=== Data excerpts ===

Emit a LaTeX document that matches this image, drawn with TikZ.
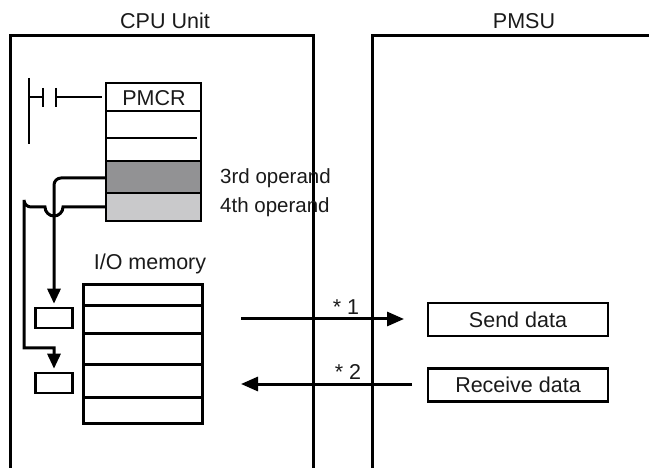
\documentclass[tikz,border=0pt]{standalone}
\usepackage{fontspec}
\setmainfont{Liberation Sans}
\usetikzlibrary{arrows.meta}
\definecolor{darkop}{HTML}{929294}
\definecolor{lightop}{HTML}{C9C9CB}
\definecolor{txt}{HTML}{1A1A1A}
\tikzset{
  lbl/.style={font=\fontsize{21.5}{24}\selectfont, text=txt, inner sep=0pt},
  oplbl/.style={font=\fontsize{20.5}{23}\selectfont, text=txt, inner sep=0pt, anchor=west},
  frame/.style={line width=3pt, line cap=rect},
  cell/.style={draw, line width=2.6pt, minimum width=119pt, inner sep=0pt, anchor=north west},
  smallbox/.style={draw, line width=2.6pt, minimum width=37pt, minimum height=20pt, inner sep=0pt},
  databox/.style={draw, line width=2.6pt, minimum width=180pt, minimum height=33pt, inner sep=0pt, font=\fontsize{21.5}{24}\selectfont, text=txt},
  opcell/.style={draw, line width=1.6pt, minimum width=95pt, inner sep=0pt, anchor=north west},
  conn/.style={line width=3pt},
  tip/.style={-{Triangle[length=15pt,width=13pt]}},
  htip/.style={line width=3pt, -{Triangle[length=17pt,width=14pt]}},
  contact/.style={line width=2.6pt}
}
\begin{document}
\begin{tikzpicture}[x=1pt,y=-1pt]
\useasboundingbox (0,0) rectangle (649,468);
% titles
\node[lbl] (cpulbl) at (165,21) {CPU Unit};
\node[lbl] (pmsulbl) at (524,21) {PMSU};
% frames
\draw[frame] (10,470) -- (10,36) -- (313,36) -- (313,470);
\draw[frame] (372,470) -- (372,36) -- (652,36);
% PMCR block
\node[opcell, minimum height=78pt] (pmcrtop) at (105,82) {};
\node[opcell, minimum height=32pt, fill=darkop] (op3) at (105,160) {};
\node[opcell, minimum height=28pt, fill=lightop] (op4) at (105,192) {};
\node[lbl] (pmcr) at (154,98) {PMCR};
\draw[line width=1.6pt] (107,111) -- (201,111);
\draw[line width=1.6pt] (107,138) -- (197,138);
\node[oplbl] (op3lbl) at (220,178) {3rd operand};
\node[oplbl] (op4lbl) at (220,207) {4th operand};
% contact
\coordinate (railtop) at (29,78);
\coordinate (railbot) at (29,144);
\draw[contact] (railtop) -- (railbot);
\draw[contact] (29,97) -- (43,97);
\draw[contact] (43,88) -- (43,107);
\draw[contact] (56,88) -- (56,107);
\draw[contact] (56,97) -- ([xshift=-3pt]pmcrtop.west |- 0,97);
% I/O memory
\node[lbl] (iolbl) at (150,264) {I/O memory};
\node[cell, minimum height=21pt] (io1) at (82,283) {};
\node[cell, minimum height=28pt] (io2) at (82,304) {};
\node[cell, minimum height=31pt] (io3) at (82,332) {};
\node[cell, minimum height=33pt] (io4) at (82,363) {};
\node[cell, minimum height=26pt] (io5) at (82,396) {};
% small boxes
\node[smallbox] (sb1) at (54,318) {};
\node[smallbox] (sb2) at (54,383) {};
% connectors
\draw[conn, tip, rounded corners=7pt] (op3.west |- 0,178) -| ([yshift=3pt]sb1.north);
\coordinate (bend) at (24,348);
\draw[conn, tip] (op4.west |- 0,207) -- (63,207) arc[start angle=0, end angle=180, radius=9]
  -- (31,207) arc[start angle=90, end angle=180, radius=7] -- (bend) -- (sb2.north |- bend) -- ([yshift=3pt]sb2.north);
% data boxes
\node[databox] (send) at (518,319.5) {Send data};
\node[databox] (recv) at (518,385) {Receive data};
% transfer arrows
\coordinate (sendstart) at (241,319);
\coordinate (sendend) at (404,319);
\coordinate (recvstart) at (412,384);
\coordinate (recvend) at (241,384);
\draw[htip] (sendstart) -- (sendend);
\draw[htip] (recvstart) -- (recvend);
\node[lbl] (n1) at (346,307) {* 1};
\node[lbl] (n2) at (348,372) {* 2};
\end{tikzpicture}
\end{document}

===
=== Data excerpts ===

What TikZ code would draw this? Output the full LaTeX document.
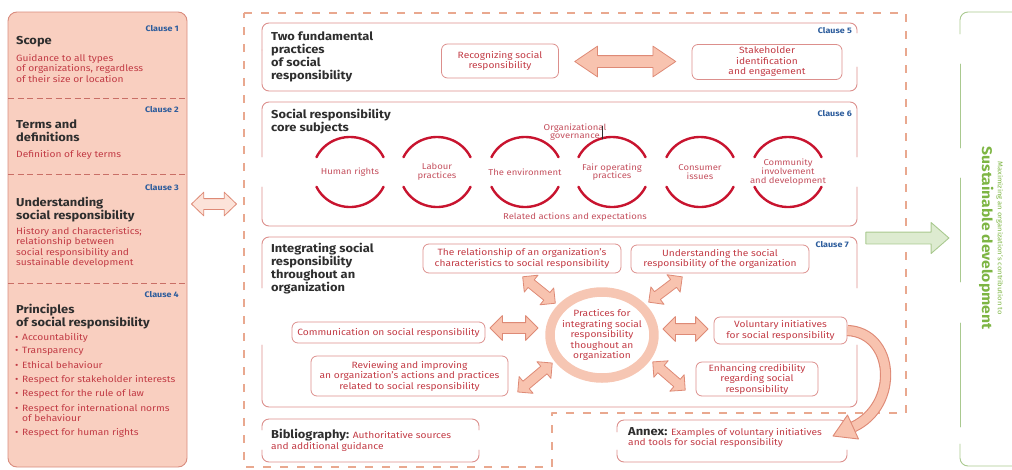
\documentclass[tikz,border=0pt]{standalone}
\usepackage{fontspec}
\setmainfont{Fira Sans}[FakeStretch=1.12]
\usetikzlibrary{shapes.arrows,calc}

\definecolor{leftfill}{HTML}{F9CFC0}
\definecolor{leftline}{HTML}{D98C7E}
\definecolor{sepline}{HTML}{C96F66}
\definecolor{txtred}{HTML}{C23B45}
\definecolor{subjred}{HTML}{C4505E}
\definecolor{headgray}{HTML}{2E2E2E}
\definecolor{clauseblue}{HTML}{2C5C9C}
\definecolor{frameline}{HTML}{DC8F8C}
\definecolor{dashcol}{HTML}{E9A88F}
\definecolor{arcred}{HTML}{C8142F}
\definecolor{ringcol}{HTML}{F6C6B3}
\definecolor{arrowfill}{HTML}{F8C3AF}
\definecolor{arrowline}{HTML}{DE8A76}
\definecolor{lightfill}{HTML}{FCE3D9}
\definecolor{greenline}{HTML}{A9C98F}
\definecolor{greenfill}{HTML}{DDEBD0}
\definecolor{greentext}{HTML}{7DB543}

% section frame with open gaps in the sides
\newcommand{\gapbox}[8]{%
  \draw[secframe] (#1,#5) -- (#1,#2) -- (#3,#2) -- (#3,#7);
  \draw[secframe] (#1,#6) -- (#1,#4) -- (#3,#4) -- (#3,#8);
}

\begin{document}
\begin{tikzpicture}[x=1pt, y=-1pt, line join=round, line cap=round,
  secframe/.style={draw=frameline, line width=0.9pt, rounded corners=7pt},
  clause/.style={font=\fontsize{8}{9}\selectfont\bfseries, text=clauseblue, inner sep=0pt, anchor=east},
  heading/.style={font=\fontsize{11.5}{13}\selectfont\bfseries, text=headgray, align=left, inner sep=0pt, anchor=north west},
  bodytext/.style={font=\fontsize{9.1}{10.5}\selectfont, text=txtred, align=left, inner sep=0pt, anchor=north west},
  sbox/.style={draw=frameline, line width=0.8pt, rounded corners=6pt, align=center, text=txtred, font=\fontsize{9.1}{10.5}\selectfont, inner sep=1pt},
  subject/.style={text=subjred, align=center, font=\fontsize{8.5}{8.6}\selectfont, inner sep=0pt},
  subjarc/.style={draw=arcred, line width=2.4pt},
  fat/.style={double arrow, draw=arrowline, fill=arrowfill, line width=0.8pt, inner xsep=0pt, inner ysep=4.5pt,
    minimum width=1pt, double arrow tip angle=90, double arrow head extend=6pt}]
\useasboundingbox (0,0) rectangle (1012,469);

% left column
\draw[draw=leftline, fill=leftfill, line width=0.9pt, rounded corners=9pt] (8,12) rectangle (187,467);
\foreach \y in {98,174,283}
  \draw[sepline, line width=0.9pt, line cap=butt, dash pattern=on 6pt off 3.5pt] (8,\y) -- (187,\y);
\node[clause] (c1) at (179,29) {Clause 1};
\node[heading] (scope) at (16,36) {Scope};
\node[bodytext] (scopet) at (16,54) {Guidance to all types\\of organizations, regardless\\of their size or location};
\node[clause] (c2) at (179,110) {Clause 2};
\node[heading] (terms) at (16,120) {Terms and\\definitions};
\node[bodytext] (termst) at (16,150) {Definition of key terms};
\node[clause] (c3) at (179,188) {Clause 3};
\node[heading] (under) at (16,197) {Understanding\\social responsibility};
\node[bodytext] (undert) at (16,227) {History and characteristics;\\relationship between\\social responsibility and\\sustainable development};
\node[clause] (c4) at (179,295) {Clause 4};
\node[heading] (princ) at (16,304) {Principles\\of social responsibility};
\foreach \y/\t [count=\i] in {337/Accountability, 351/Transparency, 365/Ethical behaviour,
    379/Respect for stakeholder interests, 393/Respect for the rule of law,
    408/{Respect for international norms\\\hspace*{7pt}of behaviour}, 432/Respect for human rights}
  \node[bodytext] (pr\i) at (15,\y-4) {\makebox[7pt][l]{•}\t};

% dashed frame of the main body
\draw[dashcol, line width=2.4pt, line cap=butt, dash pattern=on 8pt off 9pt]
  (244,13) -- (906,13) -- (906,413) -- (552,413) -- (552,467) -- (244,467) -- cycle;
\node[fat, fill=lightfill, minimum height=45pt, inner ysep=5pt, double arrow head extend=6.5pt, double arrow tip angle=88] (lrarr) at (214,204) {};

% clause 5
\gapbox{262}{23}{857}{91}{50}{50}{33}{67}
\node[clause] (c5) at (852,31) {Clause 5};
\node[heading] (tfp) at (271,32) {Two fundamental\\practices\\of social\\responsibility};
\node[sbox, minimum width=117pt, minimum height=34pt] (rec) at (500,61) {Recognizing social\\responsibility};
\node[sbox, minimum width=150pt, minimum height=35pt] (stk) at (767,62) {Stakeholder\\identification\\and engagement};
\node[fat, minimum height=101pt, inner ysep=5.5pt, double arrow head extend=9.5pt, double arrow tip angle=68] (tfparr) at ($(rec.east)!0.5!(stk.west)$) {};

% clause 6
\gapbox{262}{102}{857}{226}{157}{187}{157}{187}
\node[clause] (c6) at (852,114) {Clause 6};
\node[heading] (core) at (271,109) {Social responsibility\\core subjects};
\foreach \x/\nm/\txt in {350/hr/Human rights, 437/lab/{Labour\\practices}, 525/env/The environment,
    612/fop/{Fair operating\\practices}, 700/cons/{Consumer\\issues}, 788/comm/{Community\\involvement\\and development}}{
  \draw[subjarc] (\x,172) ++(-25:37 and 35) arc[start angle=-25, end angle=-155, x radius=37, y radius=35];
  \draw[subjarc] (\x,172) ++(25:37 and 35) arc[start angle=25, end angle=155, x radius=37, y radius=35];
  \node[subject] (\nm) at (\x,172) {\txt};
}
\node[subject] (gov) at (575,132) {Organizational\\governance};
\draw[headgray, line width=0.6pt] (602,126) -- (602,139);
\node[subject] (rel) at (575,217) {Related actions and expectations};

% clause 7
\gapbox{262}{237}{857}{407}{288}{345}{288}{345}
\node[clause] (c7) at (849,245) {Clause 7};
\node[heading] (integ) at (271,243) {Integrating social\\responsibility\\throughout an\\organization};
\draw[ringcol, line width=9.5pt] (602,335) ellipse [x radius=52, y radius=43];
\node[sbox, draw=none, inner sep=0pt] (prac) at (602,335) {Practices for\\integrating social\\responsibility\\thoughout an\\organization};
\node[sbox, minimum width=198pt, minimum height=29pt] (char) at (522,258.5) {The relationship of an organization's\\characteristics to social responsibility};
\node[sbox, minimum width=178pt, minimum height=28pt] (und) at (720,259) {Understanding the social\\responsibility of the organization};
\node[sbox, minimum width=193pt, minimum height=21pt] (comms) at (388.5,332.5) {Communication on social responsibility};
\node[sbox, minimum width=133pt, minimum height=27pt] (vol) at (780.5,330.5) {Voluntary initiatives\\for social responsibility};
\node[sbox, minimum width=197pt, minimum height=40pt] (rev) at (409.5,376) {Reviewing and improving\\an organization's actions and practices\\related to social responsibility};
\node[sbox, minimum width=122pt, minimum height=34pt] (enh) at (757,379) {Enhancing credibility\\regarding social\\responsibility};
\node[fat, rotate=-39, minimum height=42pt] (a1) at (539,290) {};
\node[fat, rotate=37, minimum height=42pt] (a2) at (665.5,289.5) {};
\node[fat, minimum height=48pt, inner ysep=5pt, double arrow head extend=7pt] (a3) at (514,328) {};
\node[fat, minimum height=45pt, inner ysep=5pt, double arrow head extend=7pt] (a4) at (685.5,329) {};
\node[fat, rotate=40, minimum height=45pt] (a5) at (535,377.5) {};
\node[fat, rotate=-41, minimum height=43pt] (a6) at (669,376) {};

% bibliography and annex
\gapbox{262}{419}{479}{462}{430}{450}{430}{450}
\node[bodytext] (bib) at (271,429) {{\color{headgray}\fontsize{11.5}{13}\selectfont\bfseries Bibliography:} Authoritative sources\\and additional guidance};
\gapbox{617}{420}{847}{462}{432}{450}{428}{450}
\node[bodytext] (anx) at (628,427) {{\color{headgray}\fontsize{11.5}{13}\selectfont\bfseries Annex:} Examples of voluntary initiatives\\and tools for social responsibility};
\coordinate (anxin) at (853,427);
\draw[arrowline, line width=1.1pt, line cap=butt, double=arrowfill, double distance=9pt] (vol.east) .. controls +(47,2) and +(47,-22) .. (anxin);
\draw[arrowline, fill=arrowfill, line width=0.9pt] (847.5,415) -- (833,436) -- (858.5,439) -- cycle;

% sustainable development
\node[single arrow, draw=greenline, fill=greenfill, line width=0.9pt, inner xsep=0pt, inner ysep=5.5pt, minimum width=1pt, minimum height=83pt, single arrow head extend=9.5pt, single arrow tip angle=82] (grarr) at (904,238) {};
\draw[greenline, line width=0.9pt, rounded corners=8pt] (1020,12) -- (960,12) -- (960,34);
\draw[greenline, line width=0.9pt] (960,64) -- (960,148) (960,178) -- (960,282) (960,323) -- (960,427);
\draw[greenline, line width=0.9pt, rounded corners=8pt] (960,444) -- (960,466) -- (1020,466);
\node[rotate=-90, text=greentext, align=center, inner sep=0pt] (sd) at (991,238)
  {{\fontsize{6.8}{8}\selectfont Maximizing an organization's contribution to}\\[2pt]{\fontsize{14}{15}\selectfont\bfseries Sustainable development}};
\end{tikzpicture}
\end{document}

===

**The exercise**
Search the preceding listing for the word "LaTeX" and pull out every line that holds it.

**Task solution**
Emit a LaTeX document that matches this image, drawn with TikZ.
What TikZ code would draw this? Output the full LaTeX document.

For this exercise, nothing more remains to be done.